THE EXERCISE >>
Starting at the line that contains "Rebuild this diagram" and stopping at the line that contains "(447,4) -- (447,456);", repeat every line exactly, the two end lines included, and nothing else.

LISTING >>
☆ ☆ ☆

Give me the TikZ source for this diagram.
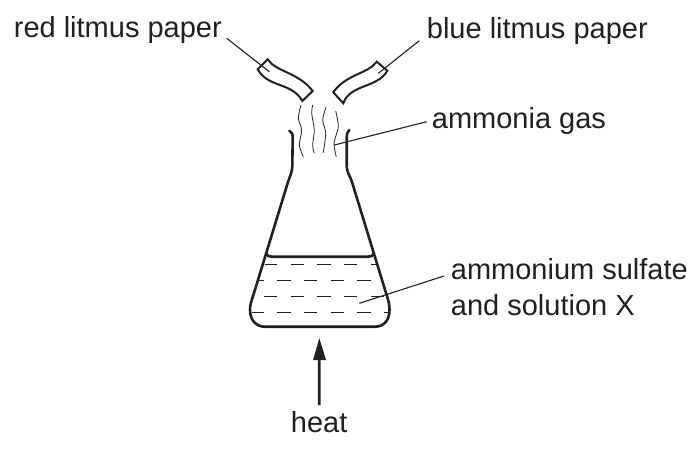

☆ ☆ ☆

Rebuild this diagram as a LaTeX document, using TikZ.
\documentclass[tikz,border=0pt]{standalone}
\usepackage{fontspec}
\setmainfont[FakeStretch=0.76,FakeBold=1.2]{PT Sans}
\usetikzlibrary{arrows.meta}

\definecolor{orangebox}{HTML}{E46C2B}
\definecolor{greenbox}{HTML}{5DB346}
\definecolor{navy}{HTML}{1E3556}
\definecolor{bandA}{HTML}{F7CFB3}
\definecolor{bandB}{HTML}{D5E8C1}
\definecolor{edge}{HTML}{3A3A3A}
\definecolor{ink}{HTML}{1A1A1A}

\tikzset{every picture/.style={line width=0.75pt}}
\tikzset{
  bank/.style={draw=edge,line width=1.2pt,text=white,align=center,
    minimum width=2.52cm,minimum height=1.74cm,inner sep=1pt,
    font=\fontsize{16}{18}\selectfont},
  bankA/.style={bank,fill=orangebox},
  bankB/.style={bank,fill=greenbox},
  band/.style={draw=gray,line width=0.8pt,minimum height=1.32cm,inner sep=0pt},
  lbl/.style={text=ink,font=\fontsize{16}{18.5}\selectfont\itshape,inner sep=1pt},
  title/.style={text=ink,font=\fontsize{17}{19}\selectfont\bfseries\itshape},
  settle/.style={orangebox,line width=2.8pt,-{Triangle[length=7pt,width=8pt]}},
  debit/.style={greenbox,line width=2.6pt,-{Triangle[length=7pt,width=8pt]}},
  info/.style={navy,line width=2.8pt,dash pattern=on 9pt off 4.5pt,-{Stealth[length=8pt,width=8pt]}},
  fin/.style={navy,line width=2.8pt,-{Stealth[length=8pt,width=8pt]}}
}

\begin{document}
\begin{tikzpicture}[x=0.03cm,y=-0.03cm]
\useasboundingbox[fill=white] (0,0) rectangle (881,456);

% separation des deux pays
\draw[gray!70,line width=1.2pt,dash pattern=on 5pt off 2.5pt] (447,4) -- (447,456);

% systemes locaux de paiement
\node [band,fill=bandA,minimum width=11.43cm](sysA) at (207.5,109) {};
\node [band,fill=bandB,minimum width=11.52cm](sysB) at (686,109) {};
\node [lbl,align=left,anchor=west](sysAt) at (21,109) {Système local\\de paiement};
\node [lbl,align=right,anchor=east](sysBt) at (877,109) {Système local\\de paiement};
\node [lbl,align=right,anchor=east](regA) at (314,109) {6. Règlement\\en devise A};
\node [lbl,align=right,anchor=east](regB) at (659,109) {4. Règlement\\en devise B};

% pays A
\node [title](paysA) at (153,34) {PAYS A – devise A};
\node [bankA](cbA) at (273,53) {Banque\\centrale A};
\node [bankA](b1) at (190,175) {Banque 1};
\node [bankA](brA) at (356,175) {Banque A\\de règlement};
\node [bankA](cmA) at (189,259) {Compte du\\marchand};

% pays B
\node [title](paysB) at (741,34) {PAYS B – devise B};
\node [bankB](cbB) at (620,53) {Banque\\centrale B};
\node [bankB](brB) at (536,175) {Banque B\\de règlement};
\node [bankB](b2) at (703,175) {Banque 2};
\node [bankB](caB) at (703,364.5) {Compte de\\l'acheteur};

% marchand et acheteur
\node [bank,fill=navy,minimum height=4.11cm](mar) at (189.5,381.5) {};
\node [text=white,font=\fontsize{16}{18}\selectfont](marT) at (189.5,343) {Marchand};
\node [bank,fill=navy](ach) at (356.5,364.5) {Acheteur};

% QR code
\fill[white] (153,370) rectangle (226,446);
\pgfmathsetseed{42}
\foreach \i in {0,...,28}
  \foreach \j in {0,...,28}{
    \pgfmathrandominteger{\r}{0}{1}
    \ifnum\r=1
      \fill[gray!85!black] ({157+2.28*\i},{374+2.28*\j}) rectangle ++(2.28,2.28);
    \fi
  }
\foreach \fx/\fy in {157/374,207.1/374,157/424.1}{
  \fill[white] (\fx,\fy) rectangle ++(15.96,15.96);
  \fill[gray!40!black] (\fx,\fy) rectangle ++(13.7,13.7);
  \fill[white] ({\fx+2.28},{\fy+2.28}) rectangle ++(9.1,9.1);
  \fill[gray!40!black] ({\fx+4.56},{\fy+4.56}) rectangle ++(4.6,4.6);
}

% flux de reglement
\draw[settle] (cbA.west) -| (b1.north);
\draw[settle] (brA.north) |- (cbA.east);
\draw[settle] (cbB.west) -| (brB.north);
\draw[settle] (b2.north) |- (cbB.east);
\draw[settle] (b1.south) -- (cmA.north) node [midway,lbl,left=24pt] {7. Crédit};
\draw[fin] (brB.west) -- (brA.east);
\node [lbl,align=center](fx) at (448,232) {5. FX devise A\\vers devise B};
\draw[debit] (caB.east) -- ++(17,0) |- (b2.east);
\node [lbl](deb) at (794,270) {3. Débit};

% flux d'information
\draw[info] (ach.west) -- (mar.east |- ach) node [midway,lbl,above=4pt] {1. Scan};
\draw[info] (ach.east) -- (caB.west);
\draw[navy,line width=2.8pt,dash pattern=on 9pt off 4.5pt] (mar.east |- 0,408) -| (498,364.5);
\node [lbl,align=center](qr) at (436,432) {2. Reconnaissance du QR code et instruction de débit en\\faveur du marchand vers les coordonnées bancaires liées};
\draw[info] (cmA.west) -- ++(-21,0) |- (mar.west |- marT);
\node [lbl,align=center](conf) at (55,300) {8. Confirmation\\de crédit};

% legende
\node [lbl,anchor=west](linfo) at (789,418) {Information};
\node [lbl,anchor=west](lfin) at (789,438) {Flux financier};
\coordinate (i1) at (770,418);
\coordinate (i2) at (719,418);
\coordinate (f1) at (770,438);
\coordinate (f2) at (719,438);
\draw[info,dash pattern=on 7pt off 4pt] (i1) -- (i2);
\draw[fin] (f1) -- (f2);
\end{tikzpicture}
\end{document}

☆ ☆ ☆

ANSWER TO THIS TASK >>
Rebuild this diagram as a LaTeX document, using TikZ.
\documentclass[tikz,border=0pt]{standalone}
\usepackage{fontspec}
\setmainfont[FakeStretch=0.76,FakeBold=1.2]{PT Sans}
\usetikzlibrary{arrows.meta}

\definecolor{orangebox}{HTML}{E46C2B}
\definecolor{greenbox}{HTML}{5DB346}
\definecolor{navy}{HTML}{1E3556}
\definecolor{bandA}{HTML}{F7CFB3}
\definecolor{bandB}{HTML}{D5E8C1}
\definecolor{edge}{HTML}{3A3A3A}
\definecolor{ink}{HTML}{1A1A1A}

\tikzset{every picture/.style={line width=0.75pt}}
\tikzset{
  bank/.style={draw=edge,line width=1.2pt,text=white,align=center,
    minimum width=2.52cm,minimum height=1.74cm,inner sep=1pt,
    font=\fontsize{16}{18}\selectfont},
  bankA/.style={bank,fill=orangebox},
  bankB/.style={bank,fill=greenbox},
  band/.style={draw=gray,line width=0.8pt,minimum height=1.32cm,inner sep=0pt},
  lbl/.style={text=ink,font=\fontsize{16}{18.5}\selectfont\itshape,inner sep=1pt},
  title/.style={text=ink,font=\fontsize{17}{19}\selectfont\bfseries\itshape},
  settle/.style={orangebox,line width=2.8pt,-{Triangle[length=7pt,width=8pt]}},
  debit/.style={greenbox,line width=2.6pt,-{Triangle[length=7pt,width=8pt]}},
  info/.style={navy,line width=2.8pt,dash pattern=on 9pt off 4.5pt,-{Stealth[length=8pt,width=8pt]}},
  fin/.style={navy,line width=2.8pt,-{Stealth[length=8pt,width=8pt]}}
}

\begin{document}
\begin{tikzpicture}[x=0.03cm,y=-0.03cm]
\useasboundingbox[fill=white] (0,0) rectangle (881,456);

% separation des deux pays
\draw[gray!70,line width=1.2pt,dash pattern=on 5pt off 2.5pt] (447,4) -- (447,456);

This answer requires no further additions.